Facts are that over seventy percent of all highway breakdowns are cooling system
related. Most manufacturers claim cooling hoses have a lifespan of seven years, 140,000 km’s. So have them pressure tested and replaced every seven years.
Everything these days regarding vehicles seems to be getting more and more complex. Coolant systems and antifreeze included.
Where once we had simple green colored ethylene glycol antifreeze, we now have extended life, super duper extended life, forever after into the next generation extended life antifreeze which can be used in embalming procedures to keep that smug smile (or scowl) on your face, knowing your grandkids will never get a nickel out of your estate since you had the walls of your coffin lined in the new plastic hundred dollar bills (thanks to the Canadian Mint).
We’ve used antifreeze in automobiles for many decades, because they have a lower the freezing point than water but more importantly a higher boiling point. The original choice of green as a color has a rather interesting beginning. It was rumored that antifreeze was invented in Ireland when a Shamus McGintee had a batch of homemade beer go green. He left it on his porch in the middle of a cold winter night and discovered the next morning that it hadn’t frozen due to the alcohol content. He had the great idea of putting it into his frosted over radiator and proceeded to blow himself, and his car, into a million bits after it heated up.
“Funny stuff that alcohol,” was reportedly said, at his sixteen-day-long wake.
Years later a company read the article and decided to use methyl alcohol based antifreeze, still used in windshield washer systems, to produce the first antifreeze. In memory of poor old Shamus they decided to color it green.
Truth is, it’s colored that way to distinguish it from other sources of leaks, for instance, red for transmission fluid and brown or black (we’ll talk about regular oil changes in future articles) for engine oil, although now there are several colors of antifreeze out there. So chances are, if it’s bright green it’s safe, and if it’s gold colored there’s been an inebriated Leprechaun urinating in your radiator.
Have your antifreeze tested for PH content. This will determine if it is acidic or alkaline. Using pure straight antifreeze is not recommended, unless of course you’re living in Nunavut.

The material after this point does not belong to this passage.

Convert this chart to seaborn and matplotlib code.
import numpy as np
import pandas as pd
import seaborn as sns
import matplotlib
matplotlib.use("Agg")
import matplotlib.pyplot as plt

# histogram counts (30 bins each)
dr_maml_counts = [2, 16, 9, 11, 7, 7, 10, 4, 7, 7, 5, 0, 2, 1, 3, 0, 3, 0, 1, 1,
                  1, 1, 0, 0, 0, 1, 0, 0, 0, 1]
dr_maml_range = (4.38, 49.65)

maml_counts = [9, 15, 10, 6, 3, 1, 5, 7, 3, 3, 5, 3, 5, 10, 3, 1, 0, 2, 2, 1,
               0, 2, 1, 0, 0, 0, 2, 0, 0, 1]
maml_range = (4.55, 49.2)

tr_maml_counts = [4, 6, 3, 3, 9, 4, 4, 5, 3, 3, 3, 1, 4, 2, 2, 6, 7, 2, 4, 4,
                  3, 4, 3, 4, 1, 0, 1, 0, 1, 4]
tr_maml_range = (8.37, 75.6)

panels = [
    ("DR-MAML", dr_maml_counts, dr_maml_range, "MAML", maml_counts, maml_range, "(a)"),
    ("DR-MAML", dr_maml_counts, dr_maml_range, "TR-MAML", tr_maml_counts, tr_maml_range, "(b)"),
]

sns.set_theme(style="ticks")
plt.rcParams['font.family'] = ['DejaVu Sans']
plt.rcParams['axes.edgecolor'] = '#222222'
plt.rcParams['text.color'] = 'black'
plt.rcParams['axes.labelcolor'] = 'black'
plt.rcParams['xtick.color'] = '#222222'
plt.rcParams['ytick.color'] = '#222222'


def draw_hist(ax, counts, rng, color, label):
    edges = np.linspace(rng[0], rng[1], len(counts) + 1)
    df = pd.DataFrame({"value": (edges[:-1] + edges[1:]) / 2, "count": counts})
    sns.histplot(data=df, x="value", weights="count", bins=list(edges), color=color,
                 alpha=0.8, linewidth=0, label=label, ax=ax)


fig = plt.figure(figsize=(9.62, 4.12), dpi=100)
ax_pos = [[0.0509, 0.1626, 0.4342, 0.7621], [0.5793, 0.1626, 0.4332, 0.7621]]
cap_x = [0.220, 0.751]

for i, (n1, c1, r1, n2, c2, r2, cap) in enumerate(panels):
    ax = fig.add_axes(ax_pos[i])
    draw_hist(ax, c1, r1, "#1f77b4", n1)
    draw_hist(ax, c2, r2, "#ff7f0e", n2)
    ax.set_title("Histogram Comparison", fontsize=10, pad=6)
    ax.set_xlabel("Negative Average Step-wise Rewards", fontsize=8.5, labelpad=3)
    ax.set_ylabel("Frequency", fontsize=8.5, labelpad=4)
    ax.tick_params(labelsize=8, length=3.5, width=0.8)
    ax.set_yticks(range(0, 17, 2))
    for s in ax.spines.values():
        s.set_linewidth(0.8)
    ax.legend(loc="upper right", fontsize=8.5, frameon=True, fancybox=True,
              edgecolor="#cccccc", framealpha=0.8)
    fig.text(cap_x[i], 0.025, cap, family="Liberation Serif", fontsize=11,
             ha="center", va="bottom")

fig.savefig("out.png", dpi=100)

Nowadays there are newer types of antifreeze, like Dexcool, which are based on OAT technology, (no this is not something you devour in the morning with toast). Organic Acid Technology (good to five years, 250,000 km’s) has a longer lifespan than glycol (typically two years, 50,000 km’s), but the two don’t mix well.
Even newer are HOAT (Hybrid Organic Acid Technology) antifreezes put out by some manufacturers which also claim to give five year, 250,000 km life spans. But HOAT substances will mix with all other types of antifreeze.
However these newer antifreezes are considered environmentally hazardous, so coming soon will be the new SOAT based antifreezes, which are totally environmentally friendly (soybean based) substances (it’s rumoured that when they pass their ‘best by’ date they turn into a jelly tofu type substance that can be cut, browned, and seasoned with flavor enhancers to taste).
But you don’t care because you’ll be yelling “Should’ a had her flushed out and the hoses changed” while watching from the safety of your campfire, as buzzards clack away at some other distressed RVer, whose old hoses gave up doing the watusi with an old sludge filled radiator.
Just a little cooling system maintenance will keep you sleeping soundly with the missus in your own bed.